Just book my ticket for any town where Santana leads off a three-game series.

  • Game 1: Johan and his swagger.
  • Game 2: Pedro and his eight pitches and love for all things mango.
  • Game 3: Ollie Perez, one of the few guys in the game as likely to throw a no-hitter as to brain somebody in the on-deck circle with an errant heater.

Frankly, I'm jealous of those who have some rooting interest here.

3. Last September never happened. Nope. What is this "soul-searing collapse" of which you speak? I must've been busy that afternoon.

4. Johan Santana likes money. I know, I know -- it's difficult to accept that any individual, much less a professional athlete used to having his place of employment dictated by forces outside his control, could be dazzled by lucre and similarly shiny trinkets, but here we are.

In the days ahead, I have a feeling we're also going to learn the following: That athletes prefer playing for a winner than for a middle-of-the-packer; that major metropolitan areas with a massive media presence offer more in the way of marketing opportunities than smaller burgs; and that grass is, indeed, green.
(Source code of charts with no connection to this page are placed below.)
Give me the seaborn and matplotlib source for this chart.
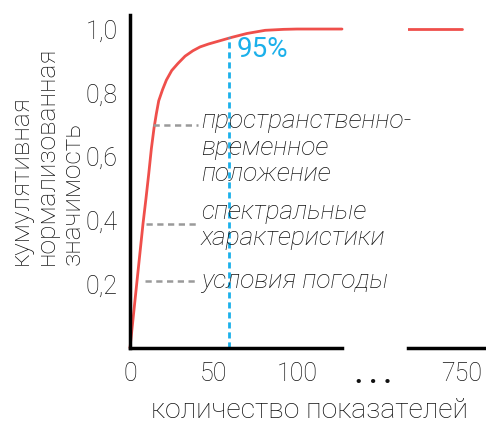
import matplotlib
matplotlib.use("Agg")
import matplotlib.pyplot as plt
import seaborn as sns
import pandas as pd

# ---- data ----
n_features = [0, 2, 4, 6, 7.8, 9.6, 11.2, 12.8, 14.4, 15.8, 17.2, 19.5, 21.8, 25, 28.7,
              33, 37.7, 42, 47, 53, 61, 70, 81, 92, 100, 127]
cum_importance = [0, 0.10, 0.20, 0.30, 0.39, 0.47, 0.545, 0.625, 0.69, 0.735, 0.775, 0.81,
                  0.84, 0.87, 0.892, 0.915, 0.932, 0.944, 0.953, 0.962, 0.974, 0.986,
                  0.996, 0.999, 1.0, 1.0]
tail_features = [700, 750]
tail_importance = [1.0, 1.0]

cutoff_x = 59.5
cutoff_label = "95%"

groups = ["пространственно-\nвременное\nположение", "спектральные\nхарактеристики", "условия погоды"]
group_levels = [0.70, 0.389, 0.21]
group_start = [14, 9.6, 9]
group_label_y = [0.628, 0.386, 0.21]

yticks = [0.2, 0.4, 0.6, 0.8, 1.0]
ytick_labels = ["0,2", "0,4", "0,6", "0,8", "1,0"]
xticks_left = [0, 50, 100]
xticks_right = [750]

sns.set_theme(style="white")
plt.rcParams["font.family"] = ["Roboto", "DejaVu Sans"]
plt.rcParams["font.weight"] = "light"

W, H = 486, 425
fig = plt.figure(figsize=(W / 100, H / 100), dpi=100)

def fx(px):
    return px / W

def fy(py):
    return 1 - py / H

bottom_px, top_px = 348, 15
ax1 = fig.add_axes([fx(130), fy(bottom_px), (342 - 130) / W, (bottom_px - top_px) / H])
ax2 = fig.add_axes([fx(408), fy(bottom_px), (486 - 408) / W, (bottom_px - top_px) / H])

red = "#ef4f4b"
blue = "#1bb0ea"
grey = "#9a9a9a"
ink = "#111111"

df = pd.DataFrame({"x": n_features, "y": cum_importance})
df2 = pd.DataFrame({"x": tail_features, "y": tail_importance})
sns.lineplot(data=df, x="x", y="y", ax=ax1, color=red, lw=2, clip_on=False)
sns.lineplot(data=df2, x="x", y="y", ax=ax2, color=red, lw=2)

ymax = 1.044
ax1.set_xlim(0, 127)
ax1.set_ylim(0, ymax)
ax2.set_xlim(717.7, 764.4)
ax2.set_ylim(0, ymax)

# cutoff line
ax1.plot([cutoff_x, cutoff_x], [0, 0.975], color=blue, lw=2, ls=(0, (2.2, 1.4)))
ax1.text(cutoff_x + 4.5, 0.937, cutoff_label, color=blue, fontsize=20,
         ha="left", va="center", fontweight="normal")

for lab, lvl, xs, ly in zip(groups, group_levels, group_start, group_label_y):
    ax1.plot([xs, 41], [lvl, lvl], color=grey, lw=1.8, ls=(0, (2.5, 1.8)))
    ax1.text(42.5, ly, lab, fontsize=19, style="italic", ha="left", va="center",
             color=ink, fontweight="light", linespacing=1.12)

for ax in (ax1, ax2):
    ax.set_xlabel("")
    ax.set_ylabel("")
    for s in ("top", "right"):
        ax.spines[s].set_visible(False)
    ax.spines["bottom"].set_color("black")
    ax.spines["bottom"].set_linewidth(2.5)
    ax.tick_params(length=0, labelsize=18, colors=ink)
    ax.patch.set_alpha(0)

ax1.spines["left"].set_color("black")
ax1.spines["left"].set_linewidth(2.5)
ax2.spines["left"].set_visible(False)

ax1.set_yticks(yticks)
ax1.set_yticklabels(ytick_labels)
ax1.set_xticks(xticks_left)
ax1.set_xticklabels([str(v) for v in xticks_left])
ax2.set_yticks([])
ax2.set_xticks(xticks_right)
ax2.set_xticklabels([str(v) for v in xticks_right])
ax1.tick_params(axis="y", pad=9)
ax1.tick_params(axis="x", pad=10)
ax2.tick_params(axis="x", pad=10)

fig.text(fx(373), fy(383), ". . .", fontsize=19, ha="center", va="baseline", color=ink,
         fontweight="bold")
fig.text(fx(309), fy(410), "количество показателей", fontsize=20.3, ha="center", va="center",
         color=ink)
fig.text(fx(47), fy(156), "кумулятивная\nнормализованная\nзначимость", fontsize=19,
         rotation=90, ha="center", va="center", multialignment="left", color=ink,
         linespacing=1.1)

fig.savefig("out.png", dpi=100)
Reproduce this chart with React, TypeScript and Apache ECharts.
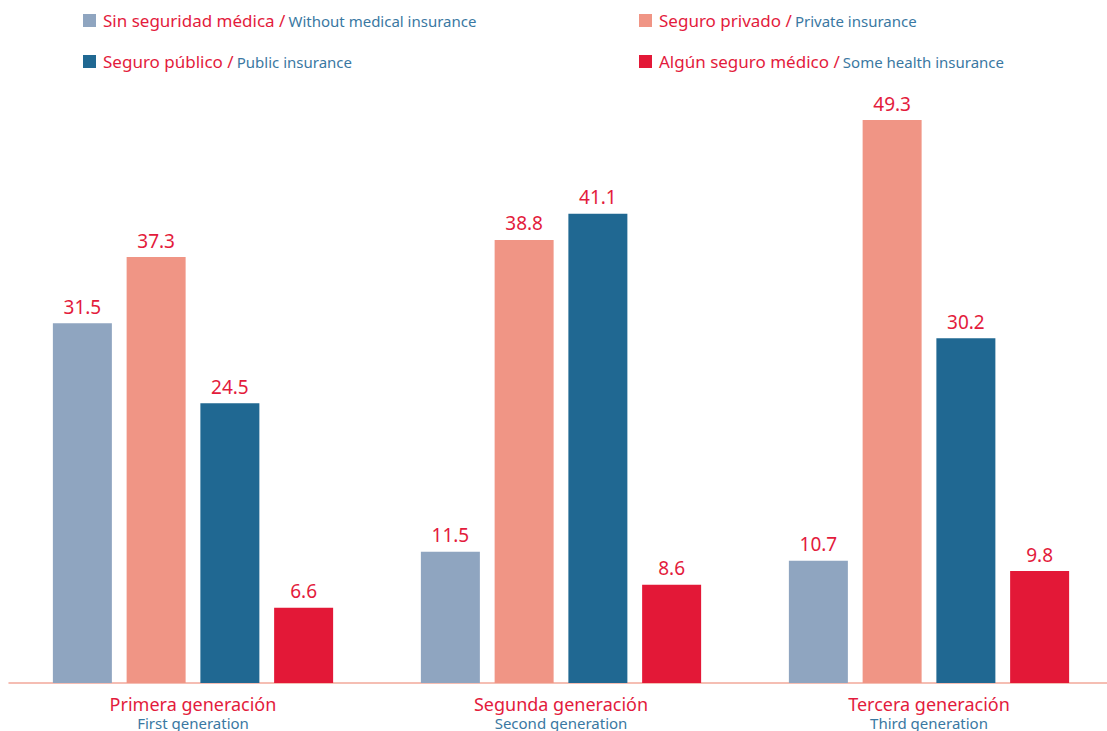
import React, { useEffect, useRef } from "react";
import * as echarts from "echarts";

const categoriesEs = ["Primera generación", "Segunda generación", "Tercera generación"];
const categoriesEn = ["First generation", "Second generation", "Third generation"];

const seriesNamesEs = ["Sin seguridad médica", "Seguro privado", "Seguro público", "Algún seguro médico"];
const seriesNamesEn = ["Without medical insurance", "Private insurance", "Public insurance", "Some health insurance"];
const seriesColors = ["#8fa5c0", "#f09585", "#206892", "#e31837"];

const withoutInsurance = [31.5, 11.5, 10.7];
const privateInsurance = [37.3, 38.8, 49.3];
const publicInsurance = [24.5, 41.1, 30.2];
const someInsurance = [6.6, 8.6, 9.8];

const seriesValues = [withoutInsurance, privateInsurance, publicInsurance, someInsurance];

const RED = "#e31b3c";
const BLUE = "#3a78a2";
const FONT = "Noto Sans";

export default function App() {
  const ref = useRef<HTMLDivElement>(null);
  useEffect(() => {
    if (!ref.current) return;
    const chart = echarts.init(ref.current, undefined, { renderer: "svg" });
    const legendFormatter = (name: string) => {
      const i = seriesNamesEs.indexOf(name);
      return `{es|${name} /} {en|${seriesNamesEn[i]}}`;
    };
    const legendText = {
      fontFamily: FONT,
      padding: [0, 0, 0, 2],
      rich: {
        es: { color: RED, fontSize: 17, fontFamily: FONT },
        en: { color: BLUE, fontSize: 15, fontFamily: FONT },
      },
    };
    const legendBase = {
      top: 12,
      orient: "vertical",
      padding: 0,
      itemGap: 24,
      itemWidth: 13,
      itemHeight: 13,
      icon: "rect",
      formatter: legendFormatter,
      textStyle: legendText,
      selectedMode: false,
    };
    chart.setOption({
      animation: false,
      textStyle: { fontFamily: FONT },
      legend: [
        { ...legendBase, left: 83, data: [seriesNamesEs[0], seriesNamesEs[2]] },
        { ...legendBase, left: 639, data: [seriesNamesEs[1], seriesNamesEs[3]] },
      ],
      grid: { left: 9, right: 0, top: 55, bottom: 48, containLabel: false },
      xAxis: {
        type: "category",
        data: categoriesEs,
        axisLine: { lineStyle: { color: "#f2a89a", width: 1.5 } },
        axisTick: { show: false },
        axisLabel: {
          margin: 10,
          interval: 0,
          formatter: (v: string) => {
            const i = categoriesEs.indexOf(v);
            return `{es|${v}}\n{en|${categoriesEn[i]}}`;
          },
          rich: {
            es: { color: RED, fontSize: 18, fontFamily: FONT, lineHeight: 21 },
            en: { color: BLUE, fontSize: 15, fontFamily: FONT, lineHeight: 18 },
          },
        },
      },
      yAxis: {
        type: "value",
        min: 0,
        max: 55,
        show: false,
        splitLine: { show: false },
      },
      series: seriesValues.map((vals, i) => ({
        type: "bar",
        name: seriesNamesEs[i],
        data: vals,
        barWidth: 59,
        barGap: "25%",
        itemStyle: { color: seriesColors[i] },
        label: {
          show: true,
          position: "top",
          distance: 7,
          color: RED,
          fontSize: 19,
          fontFamily: FONT,
          formatter: (p: any) => Number(p.value).toFixed(1),
        },
      })),
    });
    return () => chart.dispose();
  }, []);
  return (
    <div
      style={{ position: "absolute", left: 0, top: 0, width: 1107, height: 731, overflow: "hidden", background: "#fff" }}
    >
      <div ref={ref} style={{ width: 1113, height: 731 }} />
    </div>
  );
}
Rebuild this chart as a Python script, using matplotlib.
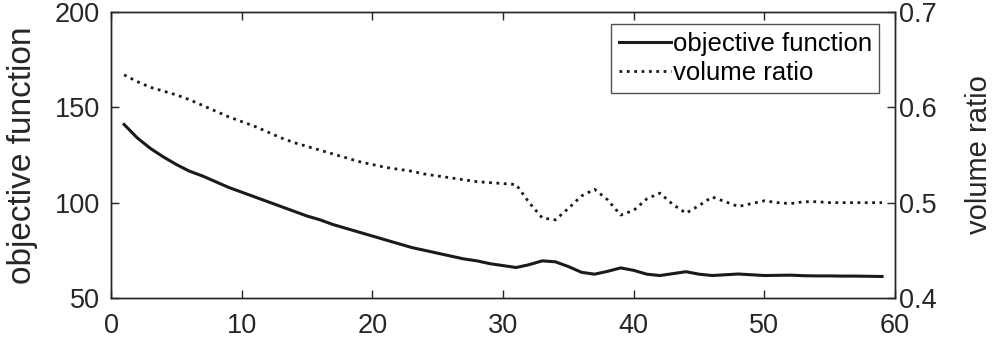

Leave it to baseball to shatter all our preconceptions about the universe.

5. Twins GM Bill Smith isn't the boob he's being made out to be. No, he didn't get a whole lot for Santana, a quartet of unproven kids who provoke a wildly enthusiastic "meh" from the scouting community. Yes, the package he eventually accepted pales besides the ones that were reportedly on the table from the Yankees (Phil Hughes and Melky Cabrera) and the Red Sox (either Jacoby Ellsbury or Jon Lester and Jed Lowrie) back in December.

What we have to remember is that the trade wasn't an eternity of Johan Santana for Carlos Gomez, Deolis Guerra, Kevin Mulvey and Philip Humber. It was a single year of Johan Santana for the four of 'em, with the burden then falling on the Metsies to ante up something in the neighborhood of $150 million. In this covet-your-cheap-labor climate, four could-bes for one year of an established star seems about right. All together now: Nobody on the planet can project prospects with any degree of certainty.